Indeed, the story is more straightforward than Backyard in its symbolism. Juxtaposed with Tim and Celeste’s doomed attempt at living normal lives, we have two examples of contrived homes and failed families. There’s the family of actors for a dramatic show unfolding on a shooting set where Tim and Celeste work and more disturbingly, a precarious bird’s nest perched atop a ladder, a sort of sad perversion of a natural order. As the sibling’s relationship begins to unravel into incest, the symbolic households – households built on artifice and compromise to begin with – also break down.
Admittedly, at times, I found this use of symbolism heavy handed. For example, on page 137 when the actors on the tv set are exchanging maudlin dialogue about sticking together, there’s a sound boom prominently stuck above their heads. We get it, it’s fake…

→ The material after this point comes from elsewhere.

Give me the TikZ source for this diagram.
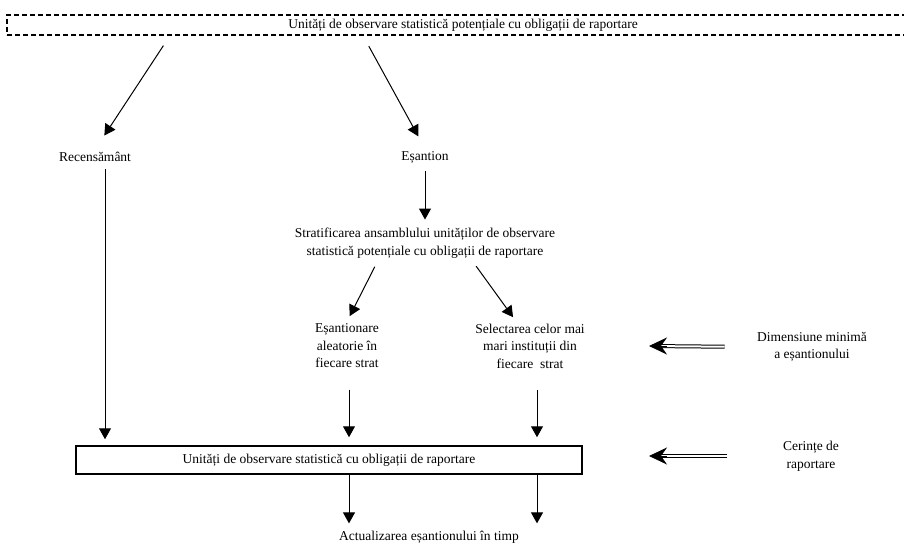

What I liked more was how in Household, Alden frequently employs the same 4 panel counterpoint technique we saw in Backyard in which two panels form a parenthesis another two panels, creating more layers of meaning and contrast. Pages 138-139 are a good example, in which Tim’s literal and figurative pounding (sorry, I couldn’t word this more delicately) – whether its hammering at his workplace or having an incestuous fuck in his residence – surrounds two panels in which his coworker is about to bring up his sister’s promiscuity.
Taken as a whole, we see Tim labouring to produce a (play-acted) household, efforts that collapse under the glare of an outsider’s gaze (much like in Backyard) and are perverted by his sister’s sexuality and their incestuous bond.
Household concludes much like Backyard, with our protagonist at a crossroads. We are uncertain if Tim will stay with Celeste when the story shifts to a flashback sequence in which the siblings as children are trapped with their disturbed father. Childhood Tim suggests running away while childhood Celeste asks him to stay with her. Childhood Tim obliges her. The exchange is both sweet and bleak; we know where the two eventually end up. And yet, the ample use of negative space and the closing blank panel leave one with a sense of uncertainty and perhaps, even escape.
I picked up my copy of New Construction at a book launch hosted by The Beguiling. It shouldn’t be very hard to track down.